**Exercise task:**
Leave the pictures out. Return all other data exactly.

**Given data:**

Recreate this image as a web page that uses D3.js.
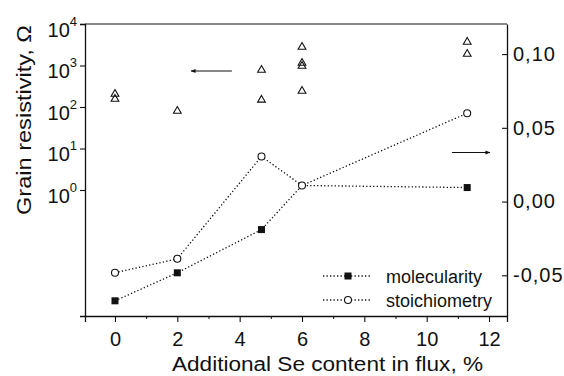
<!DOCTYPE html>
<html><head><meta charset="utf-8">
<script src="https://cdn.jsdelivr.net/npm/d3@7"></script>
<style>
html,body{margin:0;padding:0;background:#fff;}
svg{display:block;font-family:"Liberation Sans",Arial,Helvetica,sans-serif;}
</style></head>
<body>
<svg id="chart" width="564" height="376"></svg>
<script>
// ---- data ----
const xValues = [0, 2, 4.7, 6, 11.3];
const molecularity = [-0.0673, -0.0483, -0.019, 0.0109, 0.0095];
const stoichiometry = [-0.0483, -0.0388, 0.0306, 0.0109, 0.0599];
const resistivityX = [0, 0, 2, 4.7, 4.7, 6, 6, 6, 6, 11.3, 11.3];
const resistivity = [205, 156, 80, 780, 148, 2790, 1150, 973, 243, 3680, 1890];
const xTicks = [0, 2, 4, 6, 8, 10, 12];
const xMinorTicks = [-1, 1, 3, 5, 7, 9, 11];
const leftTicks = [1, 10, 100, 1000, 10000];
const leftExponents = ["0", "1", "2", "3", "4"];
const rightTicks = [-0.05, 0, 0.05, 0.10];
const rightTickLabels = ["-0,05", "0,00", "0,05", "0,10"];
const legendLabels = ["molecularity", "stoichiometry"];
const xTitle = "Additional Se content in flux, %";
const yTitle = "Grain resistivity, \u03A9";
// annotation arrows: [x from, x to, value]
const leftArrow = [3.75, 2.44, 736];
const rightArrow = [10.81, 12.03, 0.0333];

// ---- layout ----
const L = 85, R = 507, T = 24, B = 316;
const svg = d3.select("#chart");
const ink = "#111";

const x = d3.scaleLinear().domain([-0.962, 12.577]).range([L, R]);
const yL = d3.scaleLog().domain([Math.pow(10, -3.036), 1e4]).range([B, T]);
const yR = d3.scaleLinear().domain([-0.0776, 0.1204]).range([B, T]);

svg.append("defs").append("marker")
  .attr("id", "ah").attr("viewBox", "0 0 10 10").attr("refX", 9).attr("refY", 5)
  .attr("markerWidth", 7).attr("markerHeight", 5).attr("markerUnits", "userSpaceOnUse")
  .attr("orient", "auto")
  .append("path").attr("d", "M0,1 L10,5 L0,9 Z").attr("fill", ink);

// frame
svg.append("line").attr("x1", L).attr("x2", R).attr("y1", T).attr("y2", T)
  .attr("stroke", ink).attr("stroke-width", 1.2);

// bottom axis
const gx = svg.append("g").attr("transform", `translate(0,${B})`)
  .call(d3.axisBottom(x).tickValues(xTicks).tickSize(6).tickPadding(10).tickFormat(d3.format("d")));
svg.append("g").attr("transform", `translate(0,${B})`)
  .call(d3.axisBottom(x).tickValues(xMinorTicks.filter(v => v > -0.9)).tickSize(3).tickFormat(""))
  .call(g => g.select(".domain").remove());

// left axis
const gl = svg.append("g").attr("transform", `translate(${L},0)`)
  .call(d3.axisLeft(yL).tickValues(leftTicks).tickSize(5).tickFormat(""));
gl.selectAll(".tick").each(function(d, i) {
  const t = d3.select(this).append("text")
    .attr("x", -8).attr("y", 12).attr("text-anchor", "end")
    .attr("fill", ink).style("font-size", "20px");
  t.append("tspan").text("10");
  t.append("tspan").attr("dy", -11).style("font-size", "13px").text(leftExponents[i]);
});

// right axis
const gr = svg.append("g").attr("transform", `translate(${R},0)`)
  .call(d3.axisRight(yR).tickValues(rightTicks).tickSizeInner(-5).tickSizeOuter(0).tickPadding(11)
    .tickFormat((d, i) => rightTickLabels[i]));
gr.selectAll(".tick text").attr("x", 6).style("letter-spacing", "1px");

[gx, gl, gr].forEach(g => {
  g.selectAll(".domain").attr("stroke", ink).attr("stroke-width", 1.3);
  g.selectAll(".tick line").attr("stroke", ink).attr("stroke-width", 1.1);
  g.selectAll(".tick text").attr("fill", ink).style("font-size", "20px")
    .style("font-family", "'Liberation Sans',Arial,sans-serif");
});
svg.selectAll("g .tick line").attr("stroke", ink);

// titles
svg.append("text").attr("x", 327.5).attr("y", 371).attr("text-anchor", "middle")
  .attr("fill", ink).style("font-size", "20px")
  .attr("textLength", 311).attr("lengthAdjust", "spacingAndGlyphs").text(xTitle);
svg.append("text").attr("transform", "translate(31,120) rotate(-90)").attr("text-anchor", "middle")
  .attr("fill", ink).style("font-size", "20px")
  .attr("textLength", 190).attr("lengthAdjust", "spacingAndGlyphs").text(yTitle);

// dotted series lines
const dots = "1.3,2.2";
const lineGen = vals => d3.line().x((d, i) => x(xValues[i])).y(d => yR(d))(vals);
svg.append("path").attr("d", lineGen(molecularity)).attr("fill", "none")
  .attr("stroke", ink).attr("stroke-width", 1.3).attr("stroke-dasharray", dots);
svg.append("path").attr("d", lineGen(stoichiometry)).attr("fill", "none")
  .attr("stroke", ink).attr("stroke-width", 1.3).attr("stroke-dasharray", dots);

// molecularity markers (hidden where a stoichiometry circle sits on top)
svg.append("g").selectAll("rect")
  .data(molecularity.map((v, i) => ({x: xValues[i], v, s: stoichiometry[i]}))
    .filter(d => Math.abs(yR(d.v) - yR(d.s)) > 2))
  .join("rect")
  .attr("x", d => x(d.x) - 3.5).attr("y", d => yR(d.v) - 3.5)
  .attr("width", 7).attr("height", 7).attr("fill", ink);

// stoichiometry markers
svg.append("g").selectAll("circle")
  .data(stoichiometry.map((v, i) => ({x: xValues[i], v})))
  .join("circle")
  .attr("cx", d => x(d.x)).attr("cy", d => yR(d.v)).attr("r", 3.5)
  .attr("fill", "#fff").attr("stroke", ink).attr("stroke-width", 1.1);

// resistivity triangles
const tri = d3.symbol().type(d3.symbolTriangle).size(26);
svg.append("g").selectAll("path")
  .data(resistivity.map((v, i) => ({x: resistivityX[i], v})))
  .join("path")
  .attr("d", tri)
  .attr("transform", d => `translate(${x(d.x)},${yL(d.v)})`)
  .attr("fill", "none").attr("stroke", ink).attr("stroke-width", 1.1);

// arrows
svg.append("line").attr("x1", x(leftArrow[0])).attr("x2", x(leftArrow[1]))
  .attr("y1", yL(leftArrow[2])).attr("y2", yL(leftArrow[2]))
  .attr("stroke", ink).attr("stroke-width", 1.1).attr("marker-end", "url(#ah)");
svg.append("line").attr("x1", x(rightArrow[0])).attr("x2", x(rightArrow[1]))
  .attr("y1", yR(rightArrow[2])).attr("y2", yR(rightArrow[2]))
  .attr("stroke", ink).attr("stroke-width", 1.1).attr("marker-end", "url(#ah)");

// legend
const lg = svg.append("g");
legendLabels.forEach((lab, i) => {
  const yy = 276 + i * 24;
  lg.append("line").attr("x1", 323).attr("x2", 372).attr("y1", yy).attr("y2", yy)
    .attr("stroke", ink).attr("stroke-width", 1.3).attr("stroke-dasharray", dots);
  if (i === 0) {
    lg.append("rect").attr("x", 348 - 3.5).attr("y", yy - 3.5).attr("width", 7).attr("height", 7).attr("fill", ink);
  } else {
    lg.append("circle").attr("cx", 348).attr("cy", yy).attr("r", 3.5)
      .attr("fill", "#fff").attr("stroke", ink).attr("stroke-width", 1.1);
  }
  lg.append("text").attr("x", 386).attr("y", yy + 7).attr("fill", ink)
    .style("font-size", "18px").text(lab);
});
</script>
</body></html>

**Written solution:**
Recreate this image as a web page that uses D3.js.
<!DOCTYPE html>
<html><head><meta charset="utf-8">
<script src="https://cdn.jsdelivr.net/npm/d3@7"></script>
<style>
html,body{margin:0;padding:0;background:#fff;}
svg{display:block;font-family:"Liberation Sans",Arial,Helvetica,sans-serif;}
</style></head>
<body>
<svg id="chart" width="564" height="376"></svg>
<script>
// ---- data ----
const xValues = [0, 2, 4.7, 6, 11.3];
const molecularity = [-0.0673, -0.0483, -0.019, 0.0109, 0.0095];
const stoichiometry = [-0.0483, -0.0388, 0.0306, 0.0109, 0.0599];
const resistivityX = [0, 0, 2, 4.7, 4.7, 6, 6, 6, 6, 11.3, 11.3];
const resistivity = [205, 156, 80, 780, 148, 2790, 1150, 973, 243, 3680, 1890];
const xTicks = [0, 2, 4, 6, 8, 10, 12];
const xMinorTicks = [-1, 1, 3, 5, 7, 9, 11];
const leftTicks = [1, 10, 100, 1000, 10000];
const leftExponents = ["0", "1", "2", "3", "4"];
const rightTicks = [-0.05, 0, 0.05, 0.10];
const rightTickLabels = ["-0,05", "0,00", "0,05", "0,10"];
const legendLabels = ["molecularity", "stoichiometry"];
const xTitle = "Additional Se content in flux, %";
const yTitle = "Grain resistivity, \u03A9";
// annotation arrows: [x from, x to, value]
const leftArrow = [3.75, 2.44, 736];
const rightArrow = [10.81, 12.03, 0.0333];

// ---- layout ----
const L = 85, R = 507, T = 24, B = 316;
const svg = d3.select("#chart");
const ink = "#111";

const x = d3.scaleLinear().domain([-0.962, 12.577]).range([L, R]);
const yL = d3.scaleLog().domain([Math.pow(10, -3.036), 1e4]).range([B, T]);
const yR = d3.scaleLinear().domain([-0.0776, 0.1204]).range([B, T]);

svg.append("defs").append("marker")
  .attr("id", "ah").attr("viewBox", "0 0 10 10").attr("refX", 9).attr("refY", 5)
  .attr("markerWidth", 7).attr("markerHeight", 5).attr("markerUnits", "userSpaceOnUse")
  .attr("orient", "auto")
  .append("path").attr("d", "M0,1 L10,5 L0,9 Z").attr("fill", ink);

// frame
svg.append("line").attr("x1", L).attr("x2", R).attr("y1", T).attr("y2", T)
  .attr("stroke", ink).attr("stroke-width", 1.2);

// bottom axis
const gx = svg.append("g").attr("transform", `translate(0,${B})`)
  .call(d3.axisBottom(x).tickValues(xTicks).tickSize(6).tickPadding(10).tickFormat(d3.format("d")));
svg.append("g").attr("transform", `translate(0,${B})`)
  .call(d3.axisBottom(x).tickValues(xMinorTicks.filter(v => v > -0.9)).tickSize(3).tickFormat(""))
  .call(g => g.select(".domain").remove());

// left axis
const gl = svg.append("g").attr("transform", `translate(${L},0)`)
  .call(d3.axisLeft(yL).tickValues(leftTicks).tickSize(5).tickFormat(""));
gl.selectAll(".tick").each(function(d, i) {
  const t = d3.select(this).append("text")
    .attr("x", -8).attr("y", 12).attr("text-anchor", "end")
    .attr("fill", ink).style("font-size", "20px");
  t.append("tspan").text("10");
  t.append("tspan").attr("dy", -11).style("font-size", "13px").text(leftExponents[i]);
});

// right axis
const gr = svg.append("g").attr("transform", `translate(${R},0)`)
  .call(d3.axisRight(yR).tickValues(rightTicks).tickSizeInner(-5).tickSizeOuter(0).tickPadding(11)
    .tickFormat((d, i) => rightTickLabels[i]));
gr.selectAll(".tick text").attr("x", 6).style("letter-spacing", "1px");

[gx, gl, gr].forEach(g => {
  g.selectAll(".domain").attr("stroke", ink).attr("stroke-width", 1.3);
  g.selectAll(".tick line").attr("stroke", ink).attr("stroke-width", 1.1);
  g.selectAll(".tick text").attr("fill", ink).style("font-size", "20px")
    .style("font-family", "'Liberation Sans',Arial,sans-serif");
});
svg.selectAll("g .tick line").attr("stroke", ink);

// titles
svg.append("text").attr("x", 327.5).attr("y", 371).attr("text-anchor", "middle")
  .attr("fill", ink).style("font-size", "20px")
  .attr("textLength", 311).attr("lengthAdjust", "spacingAndGlyphs").text(xTitle);
svg.append("text").attr("transform", "translate(31,120) rotate(-90)").attr("text-anchor", "middle")
  .attr("fill", ink).style("font-size", "20px")
  .attr("textLength", 190).attr("lengthAdjust", "spacingAndGlyphs").text(yTitle);

// dotted series lines
const dots = "1.3,2.2";
const lineGen = vals => d3.line().x((d, i) => x(xValues[i])).y(d => yR(d))(vals);
svg.append("path").attr("d", lineGen(molecularity)).attr("fill", "none")
  .attr("stroke", ink).attr("stroke-width", 1.3).attr("stroke-dasharray", dots);
svg.append("path").attr("d", lineGen(stoichiometry)).attr("fill", "none")
  .attr("stroke", ink).attr("stroke-width", 1.3).attr("stroke-dasharray", dots);

// molecularity markers (hidden where a stoichiometry circle sits on top)
svg.append("g").selectAll("rect")
  .data(molecularity.map((v, i) => ({x: xValues[i], v, s: stoichiometry[i]}))
    .filter(d => Math.abs(yR(d.v) - yR(d.s)) > 2))
  .join("rect")
  .attr("x", d => x(d.x) - 3.5).attr("y", d => yR(d.v) - 3.5)
  .attr("width", 7).attr("height", 7).attr("fill", ink);

// stoichiometry markers
svg.append("g").selectAll("circle")
  .data(stoichiometry.map((v, i) => ({x: xValues[i], v})))
  .join("circle")
  .attr("cx", d => x(d.x)).attr("cy", d => yR(d.v)).attr("r", 3.5)
  .attr("fill", "#fff").attr("stroke", ink).attr("stroke-width", 1.1);

// resistivity triangles
const tri = d3.symbol().type(d3.symbolTriangle).size(26);
svg.append("g").selectAll("path")
  .data(resistivity.map((v, i) => ({x: resistivityX[i], v})))
  .join("path")
  .attr("d", tri)
  .attr("transform", d => `translate(${x(d.x)},${yL(d.v)})`)
  .attr("fill", "none").attr("stroke", ink).attr("stroke-width", 1.1);

// arrows
svg.append("line").attr("x1", x(leftArrow[0])).attr("x2", x(leftArrow[1]))
  .attr("y1", yL(leftArrow[2])).attr("y2", yL(leftArrow[2]))
  .attr("stroke", ink).attr("stroke-width", 1.1).attr("marker-end", "url(#ah)");
svg.append("line").attr("x1", x(rightArrow[0])).attr("x2", x(rightArrow[1]))
  .attr("y1", yR(rightArrow[2])).attr("y2", yR(rightArrow[2]))
  .attr("stroke", ink).attr("stroke-width", 1.1).attr("marker-end", "url(#ah)");

// legend
const lg = svg.append("g");
legendLabels.forEach((lab, i) => {
  const yy = 276 + i * 24;
  lg.append("line").attr("x1", 323).attr("x2", 372).attr("y1", yy).attr("y2", yy)
    .attr("stroke", ink).attr("stroke-width", 1.3).attr("stroke-dasharray", dots);
  if (i === 0) {
    lg.append("rect").attr("x", 348 - 3.5).attr("y", yy - 3.5).attr("width", 7).attr("height", 7).attr("fill", ink);
  } else {
    lg.append("circle").attr("cx", 348).attr("cy", yy).attr("r", 3.5)
      .attr("fill", "#fff").attr("stroke", ink).attr("stroke-width", 1.1);
  }
  lg.append("text").attr("x", 386).attr("y", yy + 7).attr("fill", ink)
    .style("font-size", "18px").text(lab);
});
</script>
</body></html>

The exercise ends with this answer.